Ms. Byrne Denham said there could be as many as 350 art galleries in Chelsea. Enough of them own their space that in a recent report on the commercial property sales market in Chelsea, Ms. Byrne Denham said, “we had to separate them as their own property type.”

“I said, ‘There’s something in this that really stands out: the fact that so many properties sold as art studios, art condos and art buildings,’ ” she said.

In 2008, the sales volume in that sector peaked at about $105 million, then activity froze with the financial crisis, according to the report. Sales activity in arts-related properties recommenced in the latter half of 2010.

Before 2007, arts-related sales activity in Chelsea was much slower, with about two properties changing hands a year between 2003 and 2006, Ms. Byrne Denham said. Much of that space is in former industrial buildings that were converted as artists and art galleries left SoHo in the mid-1990s.

Many of Chelsea’s arts sales in 2007 and 2008 were fed by one developer, Youngwoo Associates, which built the Chelsea Arts Tower, a 20-unit commercial condominium at 545 West 25th Street.

The building took just over two years to sell out, beginning at prices of about $700 a square foot and peaking at prices of more than $2,000 a square foot in 2007, said Margarette Lee, a principal with Youngwoo.
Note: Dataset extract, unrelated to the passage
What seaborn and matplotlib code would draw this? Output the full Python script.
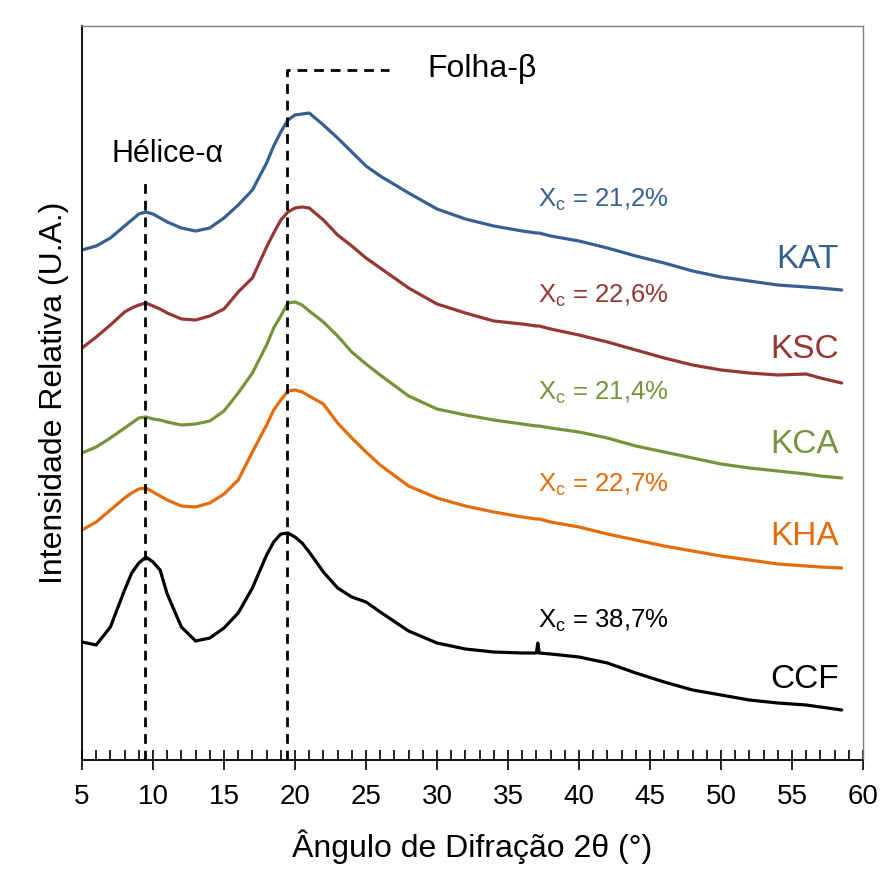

Then prices fell, as they did throughout Chelsea, though they have now returned to about $1,200 a square foot, she said.

Ms. Lee said that planning for the Chelsea Arts Tower began as far back as the mid-1990s, when the developer acquired the lot in Chelsea.

“All these galleries were being ousted by retailers in SoHo, and they came to Chelsea, and they started buying their real estate, because everywhere they go, the neighborhood gets really nice, and the rent goes up so high, they have to leave,” she said. “We saw that and went in early and said, ‘I think a lot of these art-related businesses would want to buy instead of rent.’ ”

Initially, the Chelsea Arts Tower was aimed only at galleries, but developers soon found out that relatively few galleries had the capital to purchase a condo. “You had to be an established gallery to buy,” Ms. Lee said. “There are many more struggling galleries than successful galleries.”

Ms. Lee said that about half of the Chelsea Arts Tower was art galleries, most of which came not from SoHo but from the 57th Street area, a part of Manhattan popular with the interior design industry. The rest of the tower’s units are devoted to fashion- and arts-related businesses.

Relatively few of the units have resold. “Maybe four at the most,” Ms. Lee said.

Part of what has kept real estate developers and retailers at bay so far in Chelsea is special zoning created by the city in the 1990s, which helped preserve Chelsea’s low scale and kept commercial mixed in with residential, mostly in midblock areas of 24th through 27th Streets. As well, the area’s relative lack of mass transportation has discouraged widespread residential development, real estate experts said. While SoHo has many subway lines running through it, creating ample foot traffic, gallery-hoppers — and potential shoppers — have to go out of their way to get to Chelsea.